I’ve tested my home. Now What?

Once you home has been tested you have a few options depending on what the concentration level is. If your concentration is measured at less than 2.0 pCi/L then you are relatively safe and should retest your home based on the recommendations of the EPA. If your home has a level that is between 2-4 pCi/L then the EPA recommends that you consider “Fixing your Home”. If your results are 4.0 pCi/L or higher, the EPA recommends that you “Fix Your Home”. The fix recommended by the EPA is typically the installation of a Radon Mitigation System. These systems and pricing for them can vary depending primarily on how the radon is entering the home in the first place. Almost all homes can have their Radon concentrations lowered to levels close to those of outside air.   Special Note: There are several sources of information available regarding Radon, its effects and the methods by which to mitigate. The only source we recommend is the EPA publication: EPA 402/k-09/002 Home Buyer’s and Seller’s Guide To Radon
FACT: Although some scientists dispute the precise number of deaths due to radon, all the major health organizations (like the Centers for Disease Control, the American Lung Association, and the American Medical Association) agree with estimates that radon causes thousands of preventable lung cancer deaths every year. This is especially true among smokers, since the risk to smokers is much greater than to non-smokers.
FACT: Reliable radon tests are available from qualified radon testers and companies. Active radon devices can continuously gather and periodically record radon levels to reveal any unusual swings in the radon level during the test. Reliable testing devices are also available by phone or mail-order, and can be purchased in hardware stores and other retail outlets. Call your state radon office for a list of qualified radon test companies.
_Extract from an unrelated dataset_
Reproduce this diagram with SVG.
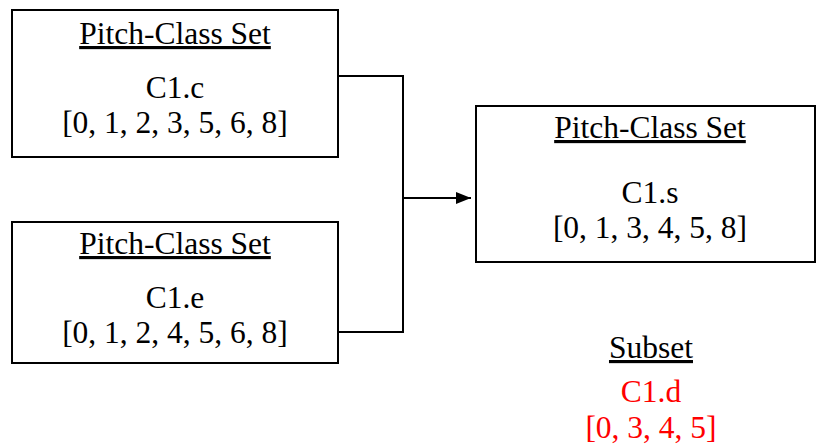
<svg xmlns="http://www.w3.org/2000/svg" width="817" height="448" viewBox="0 0 817 448">
<style>
  .box { fill: #ffffff; stroke: #000000; stroke-width: 2; }
  .t { font-family: "Liberation Serif", "Times New Roman", serif; font-size: 31.5px; text-anchor: middle; fill: #000000; }
  .u { text-decoration: underline; }
  .red { fill: #ff0000; }
  .conn { fill: none; stroke: #000000; stroke-width: 2; }
</style>
<defs>
  <marker id="arrow" markerWidth="15" markerHeight="12" refX="15" refY="6" orient="auto" markerUnits="userSpaceOnUse" viewBox="0 0 15 12">
    <path d="M0,0 L15,6 L0,12 Z" fill="#000000"/>
  </marker>
</defs>
<rect width="817" height="448" fill="#ffffff"/>
<g id="connectors">
  <polyline class="conn" points="338,76 403,76 403,332 338,332"/>
  <line class="conn" x1="403" y1="198" x2="471" y2="198" marker-end="url(#arrow)"/>
</g>
<g id="node-c1c">
  <rect class="box" x="12" y="10" width="326" height="147"/>
  <text class="t u" x="175" y="44">Pitch-Class Set</text>
  <text class="t" x="175" y="98">C1.c</text>
  <text class="t" x="175" y="133">[0, 1, 2, 3, 5, 6, 8]</text>
</g>
<g id="node-c1e">
  <rect class="box" x="12" y="222" width="326" height="141"/>
  <text class="t u" x="175" y="254">Pitch-Class Set</text>
  <text class="t" x="175" y="308">C1.e</text>
  <text class="t" x="175" y="343">[0, 1, 2, 4, 5, 6, 8]</text>
</g>
<g id="node-c1s">
  <rect class="box" x="476" y="106" width="339" height="156"/>
  <text class="t u" x="650" y="138">Pitch-Class Set</text>
  <text class="t" x="650" y="203">C1.s</text>
  <text class="t" x="650" y="238">[0, 1, 3, 4, 5, 8]</text>
</g>
<g id="node-subset">
  <text class="t u" x="651" y="358">Subset</text>
  <text class="t red" x="651" y="402">C1.d</text>
  <text class="t red" x="651" y="438">[0, 3, 4, 5]</text>
</g>
</svg>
FACT: Radon testing is easy. You can test your home yourself or hire a qualified radon test company. Either approach takes only a small amount of time and effort.
FACT: There are solutions to radon problems in homes. Thousands of homeowners have already lowered their radon levels. Most homes can be fixed for about the same cost as other common home repairs. Call your state radon office for a list of qualified mitigation contractors.
FACT: Radon can be a problem in all types of homes, including old homes, new homes, drafty homes, insulated homes, homes with basements, and homes without basements. Local geology, construction materials, and how the home was built are among the factors that can affect radon levels in homes.
FACT: High radon levels have been found in every state. Radon problems do vary from area to area, but the only way to know a home’s radon level is to test.
FACT: It is not. Radon levels vary from home to home. The only way to know if your home has a radon problem is to test it.
FACT: While radon gets into some homes through the water, it is important to first test the air in the home for radon. If your water comes from a public water system that uses ground water, call your water supplier. If high radon levels are found and the home has a private well, call the Safe Drinking Water Hotline at (800) 426-4791 for information on testing your water. Also, call your state radon office for more information about radon in air.
FACT: Where radon problems have been fixed, home sales have not been blocked. The added protection will be a good selling point.
FACT: You will reduce your risk of lung cancer when you reduce radon levels, even if you have lived with an elevated radon level for a long time.
FACT: Short-term tests can be used to decide whether to reduce the home’s high radon levels. However, the closer the short-term testing result is to 4 pCi/L, the less certainty there is about whether the home’s year-round average is above or below that level. Keep in mind that radon levels below 4 pCi/L still pose some risk and that radon levels can be reduced to 2 pCi/L or below in most homes.